§ Work to do: Without any pictures, restate the lines from the one containing "Convert this chart" to the one containing "const legendOrder = [2, 1, 0];", word for word, ends included.

§ Records for this exercise:
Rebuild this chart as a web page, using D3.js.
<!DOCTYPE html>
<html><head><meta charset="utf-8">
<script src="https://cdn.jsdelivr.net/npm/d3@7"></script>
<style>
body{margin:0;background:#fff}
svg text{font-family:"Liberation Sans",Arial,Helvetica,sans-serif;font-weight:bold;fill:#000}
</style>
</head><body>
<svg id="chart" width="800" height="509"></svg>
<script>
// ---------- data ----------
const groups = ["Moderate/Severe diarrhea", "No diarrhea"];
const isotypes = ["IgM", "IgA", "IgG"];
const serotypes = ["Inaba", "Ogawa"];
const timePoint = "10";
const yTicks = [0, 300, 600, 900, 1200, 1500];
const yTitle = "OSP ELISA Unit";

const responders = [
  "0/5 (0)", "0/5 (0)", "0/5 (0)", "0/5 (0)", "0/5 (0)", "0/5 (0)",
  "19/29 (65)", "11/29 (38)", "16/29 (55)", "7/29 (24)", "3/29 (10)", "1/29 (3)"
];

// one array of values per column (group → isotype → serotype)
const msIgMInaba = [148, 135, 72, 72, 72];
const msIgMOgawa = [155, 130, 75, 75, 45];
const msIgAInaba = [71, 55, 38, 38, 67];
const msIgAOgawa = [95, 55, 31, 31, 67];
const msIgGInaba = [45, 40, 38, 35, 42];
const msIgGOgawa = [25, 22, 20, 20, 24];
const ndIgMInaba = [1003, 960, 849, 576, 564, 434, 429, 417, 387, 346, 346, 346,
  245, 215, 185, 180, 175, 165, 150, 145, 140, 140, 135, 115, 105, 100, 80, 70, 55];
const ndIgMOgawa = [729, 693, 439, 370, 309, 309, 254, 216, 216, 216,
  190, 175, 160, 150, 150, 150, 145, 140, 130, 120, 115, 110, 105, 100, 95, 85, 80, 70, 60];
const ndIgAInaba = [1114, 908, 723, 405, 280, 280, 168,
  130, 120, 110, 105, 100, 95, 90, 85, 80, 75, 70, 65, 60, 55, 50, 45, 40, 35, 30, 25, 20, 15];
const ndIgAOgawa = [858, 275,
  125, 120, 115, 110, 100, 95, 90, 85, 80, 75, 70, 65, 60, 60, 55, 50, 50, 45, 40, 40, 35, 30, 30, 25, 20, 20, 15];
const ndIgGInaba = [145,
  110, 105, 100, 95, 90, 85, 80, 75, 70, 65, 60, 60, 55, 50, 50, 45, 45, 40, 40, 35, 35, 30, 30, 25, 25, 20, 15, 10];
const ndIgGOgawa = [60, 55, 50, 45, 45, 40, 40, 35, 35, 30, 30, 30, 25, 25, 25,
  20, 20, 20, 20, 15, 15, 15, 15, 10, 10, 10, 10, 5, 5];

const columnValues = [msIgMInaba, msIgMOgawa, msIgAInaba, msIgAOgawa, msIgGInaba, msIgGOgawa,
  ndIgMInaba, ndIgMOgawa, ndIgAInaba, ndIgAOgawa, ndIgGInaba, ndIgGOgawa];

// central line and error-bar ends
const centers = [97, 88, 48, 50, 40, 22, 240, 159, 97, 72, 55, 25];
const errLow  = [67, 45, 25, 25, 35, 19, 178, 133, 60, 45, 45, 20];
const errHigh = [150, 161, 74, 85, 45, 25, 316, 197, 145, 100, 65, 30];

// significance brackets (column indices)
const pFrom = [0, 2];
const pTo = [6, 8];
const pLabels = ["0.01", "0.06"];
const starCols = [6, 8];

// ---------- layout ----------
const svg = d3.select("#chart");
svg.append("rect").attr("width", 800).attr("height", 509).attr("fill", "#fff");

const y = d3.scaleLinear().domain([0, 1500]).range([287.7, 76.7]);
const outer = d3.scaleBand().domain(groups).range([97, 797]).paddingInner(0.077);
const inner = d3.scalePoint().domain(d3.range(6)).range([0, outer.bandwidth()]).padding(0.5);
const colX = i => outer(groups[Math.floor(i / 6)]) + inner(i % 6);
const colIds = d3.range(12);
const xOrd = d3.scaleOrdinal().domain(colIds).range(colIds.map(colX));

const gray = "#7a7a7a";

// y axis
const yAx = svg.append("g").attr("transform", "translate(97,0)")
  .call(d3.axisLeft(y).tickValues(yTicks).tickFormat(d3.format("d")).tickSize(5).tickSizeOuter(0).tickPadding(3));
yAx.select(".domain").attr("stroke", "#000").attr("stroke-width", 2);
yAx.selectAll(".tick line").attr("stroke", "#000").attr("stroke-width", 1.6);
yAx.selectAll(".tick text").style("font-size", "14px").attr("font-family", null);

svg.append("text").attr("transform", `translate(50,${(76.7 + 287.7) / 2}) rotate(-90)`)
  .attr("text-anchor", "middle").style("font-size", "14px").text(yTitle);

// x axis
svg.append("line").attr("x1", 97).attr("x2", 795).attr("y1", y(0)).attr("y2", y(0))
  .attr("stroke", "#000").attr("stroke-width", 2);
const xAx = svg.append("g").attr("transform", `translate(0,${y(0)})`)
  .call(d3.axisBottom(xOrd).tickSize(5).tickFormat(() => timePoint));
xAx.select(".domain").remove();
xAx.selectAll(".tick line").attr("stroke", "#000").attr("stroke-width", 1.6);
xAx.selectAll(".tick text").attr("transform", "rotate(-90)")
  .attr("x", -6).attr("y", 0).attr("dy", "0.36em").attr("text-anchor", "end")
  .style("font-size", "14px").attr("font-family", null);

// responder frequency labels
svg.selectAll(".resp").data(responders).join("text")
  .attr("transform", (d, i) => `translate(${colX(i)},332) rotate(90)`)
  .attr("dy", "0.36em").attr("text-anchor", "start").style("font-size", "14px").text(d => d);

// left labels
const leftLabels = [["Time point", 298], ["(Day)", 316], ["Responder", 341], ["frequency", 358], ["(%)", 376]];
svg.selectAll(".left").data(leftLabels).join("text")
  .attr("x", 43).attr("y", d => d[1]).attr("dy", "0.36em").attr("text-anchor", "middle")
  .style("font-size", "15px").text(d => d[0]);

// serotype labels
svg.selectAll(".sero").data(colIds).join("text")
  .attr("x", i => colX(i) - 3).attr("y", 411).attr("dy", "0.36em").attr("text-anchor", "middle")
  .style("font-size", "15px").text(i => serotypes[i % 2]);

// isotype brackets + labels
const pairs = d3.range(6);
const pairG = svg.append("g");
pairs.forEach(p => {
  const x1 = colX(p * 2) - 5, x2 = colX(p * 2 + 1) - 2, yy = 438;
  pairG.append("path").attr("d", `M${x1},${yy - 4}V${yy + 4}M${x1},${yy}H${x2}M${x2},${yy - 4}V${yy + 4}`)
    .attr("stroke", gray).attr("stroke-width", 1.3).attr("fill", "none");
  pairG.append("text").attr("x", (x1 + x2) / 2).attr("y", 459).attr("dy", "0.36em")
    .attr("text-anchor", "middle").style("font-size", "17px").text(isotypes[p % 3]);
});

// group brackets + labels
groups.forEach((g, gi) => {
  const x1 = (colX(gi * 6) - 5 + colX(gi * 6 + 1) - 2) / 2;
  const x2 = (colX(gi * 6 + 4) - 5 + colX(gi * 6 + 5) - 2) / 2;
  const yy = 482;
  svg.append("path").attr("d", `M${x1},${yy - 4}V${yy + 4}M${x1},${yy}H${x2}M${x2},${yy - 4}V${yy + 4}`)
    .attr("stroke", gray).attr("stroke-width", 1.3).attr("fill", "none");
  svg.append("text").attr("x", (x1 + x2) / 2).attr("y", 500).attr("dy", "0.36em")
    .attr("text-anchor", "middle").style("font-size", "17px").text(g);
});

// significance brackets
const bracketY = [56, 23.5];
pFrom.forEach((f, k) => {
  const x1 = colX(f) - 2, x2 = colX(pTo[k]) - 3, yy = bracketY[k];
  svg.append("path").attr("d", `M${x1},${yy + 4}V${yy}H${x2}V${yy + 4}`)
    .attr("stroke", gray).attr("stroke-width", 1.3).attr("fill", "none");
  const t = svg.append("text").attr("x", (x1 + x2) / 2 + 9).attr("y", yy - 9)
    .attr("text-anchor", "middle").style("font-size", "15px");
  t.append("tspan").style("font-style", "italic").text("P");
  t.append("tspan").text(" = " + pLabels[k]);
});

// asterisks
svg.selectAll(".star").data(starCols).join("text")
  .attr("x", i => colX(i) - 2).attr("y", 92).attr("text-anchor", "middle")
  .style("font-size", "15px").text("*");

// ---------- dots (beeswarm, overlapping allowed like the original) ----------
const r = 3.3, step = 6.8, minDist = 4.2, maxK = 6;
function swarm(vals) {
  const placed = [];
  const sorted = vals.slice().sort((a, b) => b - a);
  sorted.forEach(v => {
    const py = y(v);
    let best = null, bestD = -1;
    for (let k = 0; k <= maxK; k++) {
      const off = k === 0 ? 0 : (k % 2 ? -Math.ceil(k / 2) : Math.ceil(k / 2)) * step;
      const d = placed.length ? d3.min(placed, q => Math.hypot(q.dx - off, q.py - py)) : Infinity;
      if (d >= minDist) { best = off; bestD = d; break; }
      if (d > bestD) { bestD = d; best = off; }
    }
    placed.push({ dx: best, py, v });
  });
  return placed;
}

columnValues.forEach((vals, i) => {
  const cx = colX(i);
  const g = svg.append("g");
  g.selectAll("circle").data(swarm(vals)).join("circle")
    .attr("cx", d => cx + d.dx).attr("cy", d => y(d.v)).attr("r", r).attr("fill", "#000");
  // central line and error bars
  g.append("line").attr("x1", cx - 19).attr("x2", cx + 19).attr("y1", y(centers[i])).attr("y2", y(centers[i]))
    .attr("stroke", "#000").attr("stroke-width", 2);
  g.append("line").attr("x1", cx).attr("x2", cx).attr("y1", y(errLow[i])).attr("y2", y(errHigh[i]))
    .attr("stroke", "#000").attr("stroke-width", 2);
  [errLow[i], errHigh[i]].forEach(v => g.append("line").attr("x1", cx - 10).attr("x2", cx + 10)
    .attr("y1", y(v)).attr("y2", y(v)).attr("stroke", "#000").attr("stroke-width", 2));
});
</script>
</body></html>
==
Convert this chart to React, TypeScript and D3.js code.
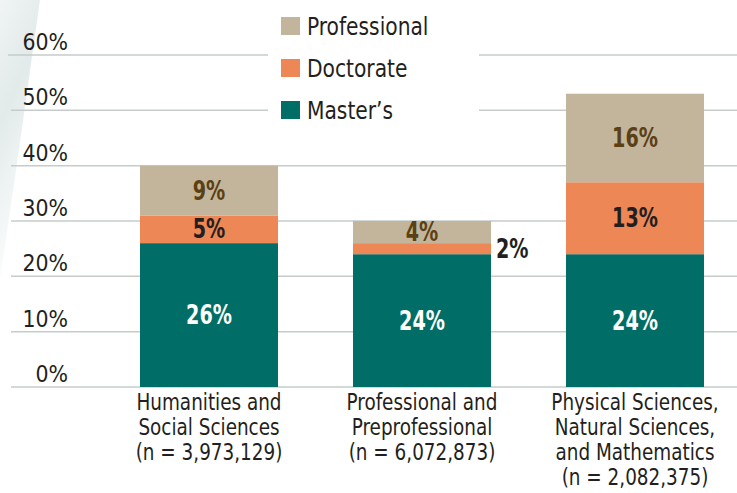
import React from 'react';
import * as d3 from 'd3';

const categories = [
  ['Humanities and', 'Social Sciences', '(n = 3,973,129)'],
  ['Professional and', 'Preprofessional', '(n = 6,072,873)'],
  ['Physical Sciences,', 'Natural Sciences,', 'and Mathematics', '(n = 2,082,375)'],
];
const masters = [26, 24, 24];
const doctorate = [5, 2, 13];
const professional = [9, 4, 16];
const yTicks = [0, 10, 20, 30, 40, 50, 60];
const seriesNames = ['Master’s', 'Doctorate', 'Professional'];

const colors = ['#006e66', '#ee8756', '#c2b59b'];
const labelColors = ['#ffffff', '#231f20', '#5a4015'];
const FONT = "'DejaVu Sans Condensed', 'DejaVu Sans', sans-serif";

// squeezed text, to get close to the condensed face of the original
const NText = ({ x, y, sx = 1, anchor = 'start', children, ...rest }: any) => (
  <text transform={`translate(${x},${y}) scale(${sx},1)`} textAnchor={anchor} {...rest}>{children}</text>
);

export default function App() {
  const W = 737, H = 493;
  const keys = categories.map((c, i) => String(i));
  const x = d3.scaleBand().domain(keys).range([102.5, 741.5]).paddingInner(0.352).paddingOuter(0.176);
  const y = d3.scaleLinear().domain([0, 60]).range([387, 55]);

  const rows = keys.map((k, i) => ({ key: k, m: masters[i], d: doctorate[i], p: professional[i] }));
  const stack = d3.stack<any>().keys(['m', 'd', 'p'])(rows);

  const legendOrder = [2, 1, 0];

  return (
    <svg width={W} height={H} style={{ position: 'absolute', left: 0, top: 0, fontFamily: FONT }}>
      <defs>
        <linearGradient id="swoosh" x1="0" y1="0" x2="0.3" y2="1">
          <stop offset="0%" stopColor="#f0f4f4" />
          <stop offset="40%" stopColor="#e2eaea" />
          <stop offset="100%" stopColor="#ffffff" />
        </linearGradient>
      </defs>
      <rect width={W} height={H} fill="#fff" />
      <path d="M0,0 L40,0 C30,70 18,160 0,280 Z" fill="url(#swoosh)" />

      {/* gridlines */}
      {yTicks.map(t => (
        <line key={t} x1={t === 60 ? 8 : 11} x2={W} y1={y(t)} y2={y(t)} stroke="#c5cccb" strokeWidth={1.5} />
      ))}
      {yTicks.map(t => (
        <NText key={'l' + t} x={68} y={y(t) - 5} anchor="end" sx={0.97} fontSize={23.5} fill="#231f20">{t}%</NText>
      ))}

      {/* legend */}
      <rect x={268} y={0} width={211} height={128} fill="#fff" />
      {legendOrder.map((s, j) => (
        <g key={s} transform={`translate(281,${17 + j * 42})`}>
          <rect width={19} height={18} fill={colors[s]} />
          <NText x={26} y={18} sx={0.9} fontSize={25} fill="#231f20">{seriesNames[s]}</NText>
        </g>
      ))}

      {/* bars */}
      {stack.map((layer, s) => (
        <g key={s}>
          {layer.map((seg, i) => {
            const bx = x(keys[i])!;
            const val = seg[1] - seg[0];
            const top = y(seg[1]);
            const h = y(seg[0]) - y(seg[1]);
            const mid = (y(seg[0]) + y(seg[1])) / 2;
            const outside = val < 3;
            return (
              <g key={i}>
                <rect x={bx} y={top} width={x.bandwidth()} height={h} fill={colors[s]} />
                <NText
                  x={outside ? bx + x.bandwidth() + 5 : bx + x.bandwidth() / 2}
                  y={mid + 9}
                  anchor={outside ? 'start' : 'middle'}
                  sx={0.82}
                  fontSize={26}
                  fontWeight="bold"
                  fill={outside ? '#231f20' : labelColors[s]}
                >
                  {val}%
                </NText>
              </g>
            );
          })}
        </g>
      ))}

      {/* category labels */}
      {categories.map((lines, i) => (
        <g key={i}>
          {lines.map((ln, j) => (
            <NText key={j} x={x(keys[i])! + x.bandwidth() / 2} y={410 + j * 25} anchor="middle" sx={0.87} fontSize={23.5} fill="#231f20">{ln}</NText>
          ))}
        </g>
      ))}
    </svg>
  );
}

§ Reply:
Convert this chart to React, TypeScript and D3.js code.
import React from 'react';
import * as d3 from 'd3';

const categories = [
  ['Humanities and', 'Social Sciences', '(n = 3,973,129)'],
  ['Professional and', 'Preprofessional', '(n = 6,072,873)'],
  ['Physical Sciences,', 'Natural Sciences,', 'and Mathematics', '(n = 2,082,375)'],
];
const masters = [26, 24, 24];
const doctorate = [5, 2, 13];
const professional = [9, 4, 16];
const yTicks = [0, 10, 20, 30, 40, 50, 60];
const seriesNames = ['Master’s', 'Doctorate', 'Professional'];

const colors = ['#006e66', '#ee8756', '#c2b59b'];
const labelColors = ['#ffffff', '#231f20', '#5a4015'];
const FONT = "'DejaVu Sans Condensed', 'DejaVu Sans', sans-serif";

// squeezed text, to get close to the condensed face of the original
const NText = ({ x, y, sx = 1, anchor = 'start', children, ...rest }: any) => (
  <text transform={`translate(${x},${y}) scale(${sx},1)`} textAnchor={anchor} {...rest}>{children}</text>
);

export default function App() {
  const W = 737, H = 493;
  const keys = categories.map((c, i) => String(i));
  const x = d3.scaleBand().domain(keys).range([102.5, 741.5]).paddingInner(0.352).paddingOuter(0.176);
  const y = d3.scaleLinear().domain([0, 60]).range([387, 55]);

  const rows = keys.map((k, i) => ({ key: k, m: masters[i], d: doctorate[i], p: professional[i] }));
  const stack = d3.stack<any>().keys(['m', 'd', 'p'])(rows);

  const legendOrder = [2, 1, 0];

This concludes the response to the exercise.